## [REQUIREMENT]
Return the material exactly as supplied, apart from the pictures, which are omitted.

........

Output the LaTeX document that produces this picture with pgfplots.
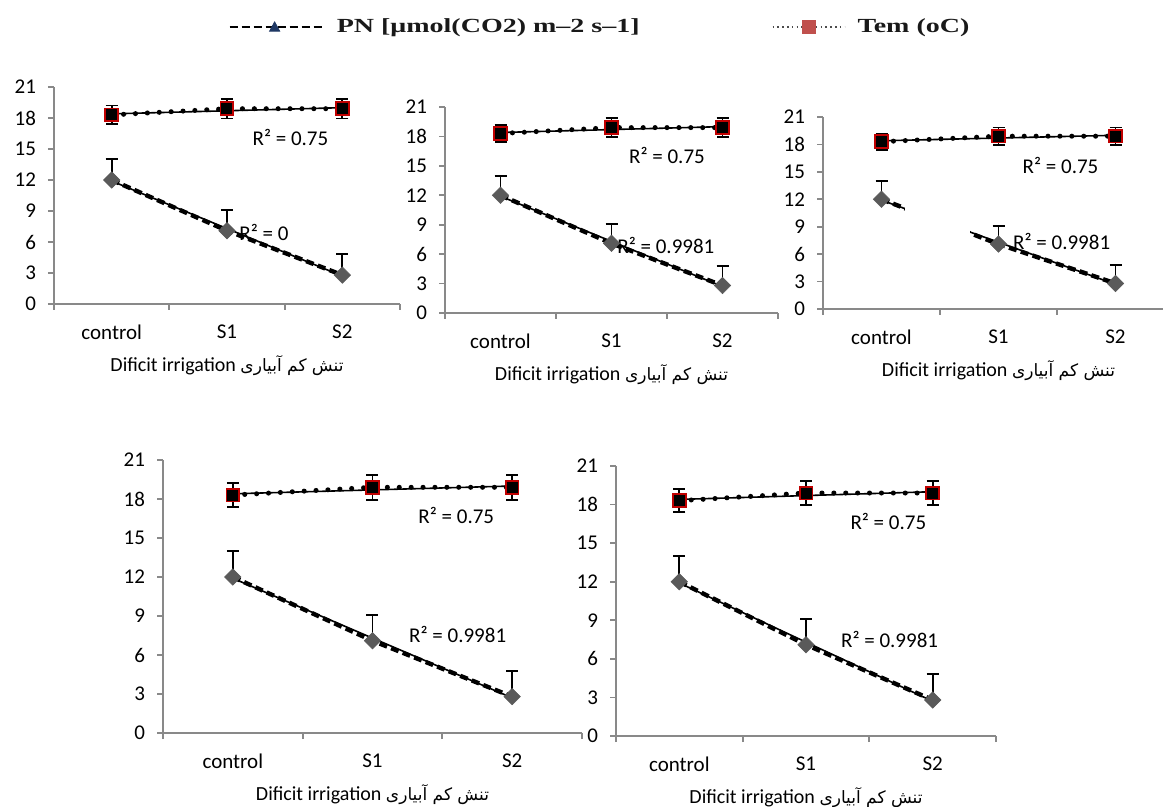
\documentclass[border=0pt]{standalone}
\usepackage{fontspec}
\usepackage{pgfplots}
\usepackage{pgfplotstable}
\pgfplotsset{compat=1.18}
\setmainfont{Carlito}
\newfontfamily\legfont[FakeStretch=1.4]{Liberation Serif}
\newfontfamily\arabicfont[Script=Arabic,Scale=0.85]{DejaVu Sans}
\TeXXeTstate=1

\definecolor{axgray}{HTML}{898989}
\definecolor{dgray}{HTML}{5A5A5A}
\definecolor{tred}{HTML}{C00000}
\definecolor{lred}{HTML}{C0504D}
\definecolor{navy}{HTML}{1F3864}

\pgfplotstableread{
x pn pne tem teme
1 12.0 2 18.3 0.9
2 7.1 2 18.9 0.95
3 2.8 2 18.9 0.95
}\datatab
\pgfplotstableread{
x pn tem
1 11.9 18.4
3 2.7 19.0
}\trendtab

\newcommand\xlab{Dificit irrigation {\arabicfont\beginR تنش کم آبیاری\endR}}
\newcommand\rfont{\fontsize{10.5}{12}\selectfont}

\pgfplotsset{
  panel/.style={
    scale only axis,
    axis x line*=bottom, axis y line*=left,
    xmin=0.5, xmax=3.5, ymin=0, ymax=21,
    xtick={0.5,1.5,2.5,3.5}, xticklabels={control,S1,S2},
    x tick label as interval,
    ytick={0,3,...,21},
    axis line style={draw=axgray, line width=0.9pt},
    major tick style={draw=axgray, line width=0.9pt},
    tick align=outside, major tick length=3pt,
    clip=false,
    /pgf/number format/assume math mode=true,
    tick label style={font=\rfont, black},
    xticklabel style={anchor=center, yshift=-11pt},
    yticklabel style={xshift=-2.5pt},
    xlabel={\xlab},
    every axis x label/.style={at={(axis description cs:0.5,0)}, anchor=center, yshift=-31pt, font=\fontsize{10}{12}\selectfont},
  },
}

\newcommand\panelplots{%
  \addplot[forget plot, black, line width=2.2pt, dash pattern=on 4pt off 2.2pt,
    mark=square*, mark size=2.9pt,
    mark options={solid, rotate=45, fill=dgray, draw=dgray, line width=0.3pt},
    error bars/.cd, y dir=plus, y explicit,
    error bar style={black, line width=0.9pt, solid},
    error mark options={rotate=90, black, mark size=3pt, line width=0.9pt, solid}]
    table[x=x, y=pn, y error=pne]{\datatab};
  \addplot[forget plot, black, line width=0.8pt] table[x=x, y=pn]{\trendtab};
  \addplot[forget plot, black, line width=2.5pt, dash pattern=on 0.05pt off 5.9pt, line cap=round,
    mark=square*, mark size=3.2pt,
    mark options={solid, fill=black, draw=tred, line width=0.9pt},
    error bars/.cd, y dir=both, y explicit,
    error bar style={black, line width=0.9pt, solid, line cap=butt},
    error mark options={rotate=90, black, mark size=3pt, line width=0.9pt, solid, line cap=butt}]
    table[x=x, y=tem, y error=teme]{\datatab};
  \addplot[forget plot, black, line width=0.8pt] table[x=x, y=tem]{\trendtab};
}

\begin{document}
\begin{tikzpicture}
\useasboundingbox (0pt,0pt) rectangle (581.5pt,-403.5pt);

% Panel 1
\begin{axis}[panel, at={(27pt,-152pt)}, anchor=south west, width=173pt, height=108.5pt,
  legend style={at={(0.503,1.276)}, anchor=west, draw=none, fill=none,
    inner sep=0pt, column sep=0pt, nodes={inner sep=0pt, anchor=west},
    font=\legfont\bfseries\fontsize{10}{12}\selectfont, text=black!90},
  legend columns=2]
  \addlegendimage{legend image code/.code={
    \draw[black, line width=1.2pt, dash pattern=on 4pt off 2pt] (0pt,0pt) -- (47pt,0pt);
    \fill[navy] (20pt,-2pt) -- (25pt,-2pt) -- (22.5pt,2.6pt) -- cycle;}}
  \addlegendentry{\hspace{6pt}PN [μmol(CO2) m–2 s–1]\rule{66pt}{0pt}}
  \addlegendimage{legend image code/.code={
    \draw[black!70, line width=1pt, dash pattern=on 0.8pt off 1.6pt] (0pt,0pt) -- (36pt,0pt);
    \fill[lred] (15pt,-3.2pt) rectangle (21.5pt,3.2pt);}}
  \addlegendentry{\hspace{6pt}Tem (oC)}
  \panelplots
  \node[font=\rfont] at (axis cs:2.55,16.07) {R² = 0.75};
  \node[font=\rfont] at (axis cs:2.32,6.97) {R² = 0};
\end{axis}

% Panel 2
\begin{axis}[panel, at={(222.5pt,-156.5pt)}, anchor=south west, width=166.5pt, height=103pt]
  \panelplots
  \node[font=\rfont] at (axis cs:2.5,16.1) {R² = 0.75};
  \node[font=\rfont] at (axis cs:2.49,6.93) {R² = 0.9981};
\end{axis}

% Panel 3
\begin{axis}[panel, at={(411.5pt,-154.5pt)}, anchor=south west, width=175.5pt, height=96pt]
  \panelplots
  \fill[white] (axis cs:1.2,7.6) rectangle (axis cs:1.76,11.5);
  \node[font=\rfont] at (axis cs:2.53,15.75) {R² = 0.75};
  \node[font=\rfont] at (axis cs:2.54,7.33) {R² = 0.9981};
\end{axis}

% Panel 4
\begin{axis}[panel, at={(81.5pt,-366.5pt)}, anchor=south west, width=209.5pt, height=136.5pt]
  \panelplots
  \node[font=\rfont] at (axis cs:2.6,16.77) {R² = 0.75};
  \node[font=\rfont] at (axis cs:2.61,7.54) {R² = 0.9981};
\end{axis}

% Panel 5
\begin{axis}[panel, at={(308pt,-368pt)}, anchor=south west, width=190pt, height=135pt]
  \panelplots
  \node[font=\rfont] at (axis cs:2.65,16.72) {R² = 0.75};
  \node[font=\rfont] at (axis cs:2.66,7.47) {R² = 0.9981};
\end{axis}
\end{tikzpicture}
\end{document}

........

## [THE RESPONSE]
Output the LaTeX document that produces this picture with pgfplots.
\documentclass[border=0pt]{standalone}
\usepackage{fontspec}
\usepackage{pgfplots}
\usepackage{pgfplotstable}
\pgfplotsset{compat=1.18}
\setmainfont{Carlito}
\newfontfamily\legfont[FakeStretch=1.4]{Liberation Serif}
\newfontfamily\arabicfont[Script=Arabic,Scale=0.85]{DejaVu Sans}
\TeXXeTstate=1

\definecolor{axgray}{HTML}{898989}
\definecolor{dgray}{HTML}{5A5A5A}
\definecolor{tred}{HTML}{C00000}
\definecolor{lred}{HTML}{C0504D}
\definecolor{navy}{HTML}{1F3864}

\pgfplotstableread{
x pn pne tem teme
1 12.0 2 18.3 0.9
2 7.1 2 18.9 0.95
3 2.8 2 18.9 0.95
}\datatab
\pgfplotstableread{
x pn tem
1 11.9 18.4
3 2.7 19.0
}\trendtab

\newcommand\xlab{Dificit irrigation {\arabicfont\beginR تنش کم آبیاری\endR}}
\newcommand\rfont{\fontsize{10.5}{12}\selectfont}

\pgfplotsset{
  panel/.style={
    scale only axis,
    axis x line*=bottom, axis y line*=left,
    xmin=0.5, xmax=3.5, ymin=0, ymax=21,
    xtick={0.5,1.5,2.5,3.5}, xticklabels={control,S1,S2},
    x tick label as interval,
    ytick={0,3,...,21},
    axis line style={draw=axgray, line width=0.9pt},
    major tick style={draw=axgray, line width=0.9pt},
    tick align=outside, major tick length=3pt,
    clip=false,
    /pgf/number format/assume math mode=true,
    tick label style={font=\rfont, black},
    xticklabel style={anchor=center, yshift=-11pt},
    yticklabel style={xshift=-2.5pt},
    xlabel={\xlab},
    every axis x label/.style={at={(axis description cs:0.5,0)}, anchor=center, yshift=-31pt, font=\fontsize{10}{12}\selectfont},
  },
}

\newcommand\panelplots{%
  \addplot[forget plot, black, line width=2.2pt, dash pattern=on 4pt off 2.2pt,
    mark=square*, mark size=2.9pt,
    mark options={solid, rotate=45, fill=dgray, draw=dgray, line width=0.3pt},
    error bars/.cd, y dir=plus, y explicit,
    error bar style={black, line width=0.9pt, solid},
    error mark options={rotate=90, black, mark size=3pt, line width=0.9pt, solid}]
    table[x=x, y=pn, y error=pne]{\datatab};
  \addplot[forget plot, black, line width=0.8pt] table[x=x, y=pn]{\trendtab};
  \addplot[forget plot, black, line width=2.5pt, dash pattern=on 0.05pt off 5.9pt, line cap=round,
    mark=square*, mark size=3.2pt,
    mark options={solid, fill=black, draw=tred, line width=0.9pt},
    error bars/.cd, y dir=both, y explicit,
    error bar style={black, line width=0.9pt, solid, line cap=butt},
    error mark options={rotate=90, black, mark size=3pt, line width=0.9pt, solid, line cap=butt}]
    table[x=x, y=tem, y error=teme]{\datatab};
  \addplot[forget plot, black, line width=0.8pt] table[x=x, y=tem]{\trendtab};
}

\begin{document}
\begin{tikzpicture}
\useasboundingbox (0pt,0pt) rectangle (581.5pt,-403.5pt);

% Panel 1
\begin{axis}[panel, at={(27pt,-152pt)}, anchor=south west, width=173pt, height=108.5pt,
  legend style={at={(0.503,1.276)}, anchor=west, draw=none, fill=none,
    inner sep=0pt, column sep=0pt, nodes={inner sep=0pt, anchor=west},
    font=\legfont\bfseries\fontsize{10}{12}\selectfont, text=black!90},
  legend columns=2]
  \addlegendimage{legend image code/.code={
    \draw[black, line width=1.2pt, dash pattern=on 4pt off 2pt] (0pt,0pt) -- (47pt,0pt);
    \fill[navy] (20pt,-2pt) -- (25pt,-2pt) -- (22.5pt,2.6pt) -- cycle;}}
  \addlegendentry{\hspace{6pt}PN [μmol(CO2) m–2 s–1]\rule{66pt}{0pt}}
  \addlegendimage{legend image code/.code={
    \draw[black!70, line width=1pt, dash pattern=on 0.8pt off 1.6pt] (0pt,0pt) -- (36pt,0pt);
    \fill[lred] (15pt,-3.2pt) rectangle (21.5pt,3.2pt);}}
  \addlegendentry{\hspace{6pt}Tem (oC)}
  \panelplots
  \node[font=\rfont] at (axis cs:2.55,16.07) {R² = 0.75};
  \node[font=\rfont] at (axis cs:2.32,6.97) {R² = 0};
\end{axis}

% Panel 2
\begin{axis}[panel, at={(222.5pt,-156.5pt)}, anchor=south west, width=166.5pt, height=103pt]
  \panelplots
  \node[font=\rfont] at (axis cs:2.5,16.1) {R² = 0.75};
  \node[font=\rfont] at (axis cs:2.49,6.93) {R² = 0.9981};
\end{axis}

% Panel 3
\begin{axis}[panel, at={(411.5pt,-154.5pt)}, anchor=south west, width=175.5pt, height=96pt]
  \panelplots
  \fill[white] (axis cs:1.2,7.6) rectangle (axis cs:1.76,11.5);
  \node[font=\rfont] at (axis cs:2.53,15.75) {R² = 0.75};
  \node[font=\rfont] at (axis cs:2.54,7.33) {R² = 0.9981};
\end{axis}

% Panel 4
\begin{axis}[panel, at={(81.5pt,-366.5pt)}, anchor=south west, width=209.5pt, height=136.5pt]
  \panelplots
  \node[font=\rfont] at (axis cs:2.6,16.77) {R² = 0.75};
  \node[font=\rfont] at (axis cs:2.61,7.54) {R² = 0.9981};
\end{axis}

% Panel 5
\begin{axis}[panel, at={(308pt,-368pt)}, anchor=south west, width=190pt, height=135pt]
  \panelplots
  \node[font=\rfont] at (axis cs:2.65,16.72) {R² = 0.75};
  \node[font=\rfont] at (axis cs:2.66,7.47) {R² = 0.9981};
\end{axis}
\end{tikzpicture}
\end{document}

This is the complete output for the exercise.